Caramba — if you haven't already drooled over Penelope Cruz in Spanish films such as All About My Mother or Jam-n Jam-n, which really gives you a gander, this innocuous fluff at least functions as a heads-up. Cruz will soon be a Hollywood fixture — with Matt Damon in All the Pretty Horses, with Johnny Depp in Blow, with Nicolas Cage in Captain Corelli's Mandolin, with Tom Cruise in Vanilla Sky. What's she got? Youth, talent, beauty, sexiness, all on display here in a vacuum.

Directed by Fina Torres from a script by Vera Blasi, the film casts Cruz as Isabella, a Brazilian chef who runs a restaurant in Bahia with her hunk of a troubadour husband, Toninho (Murilo Benício). All is well, even though the motion-sick Isabella demands to be in control - at work, in the car, on the dance floor and in bed. Then Isabella finds Toninho balls-deep in another babe, one who doesn't need to be on top.

Feeling betrayed, Isabella jets off to San Francisco, where she lives with her transvestite friend Monica (Harold Perrineau Jr.), flirts with Cliff (Mark Feuerstein), an American TV producer, and ends up being the star of her own TV cooking show, Passion Food Live, for which Toninho provides musical accompaniment.
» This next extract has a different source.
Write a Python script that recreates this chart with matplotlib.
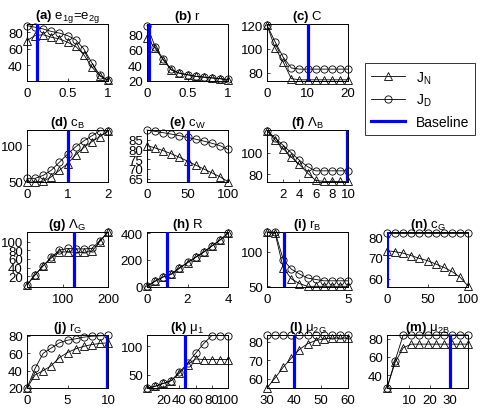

The Brazilian songs, performed by Paulinho Moska, give the film a romantic lilt it doesn't earn through writing, directing or acting. Torres' film, lacking the hot-peppered sensuality of Alfonso Arau's Like Water for Chocolate, serves up a bland helping of chile con corny. Cruz is a dish, but her movie is as soggy and indigestible as Styrofoam.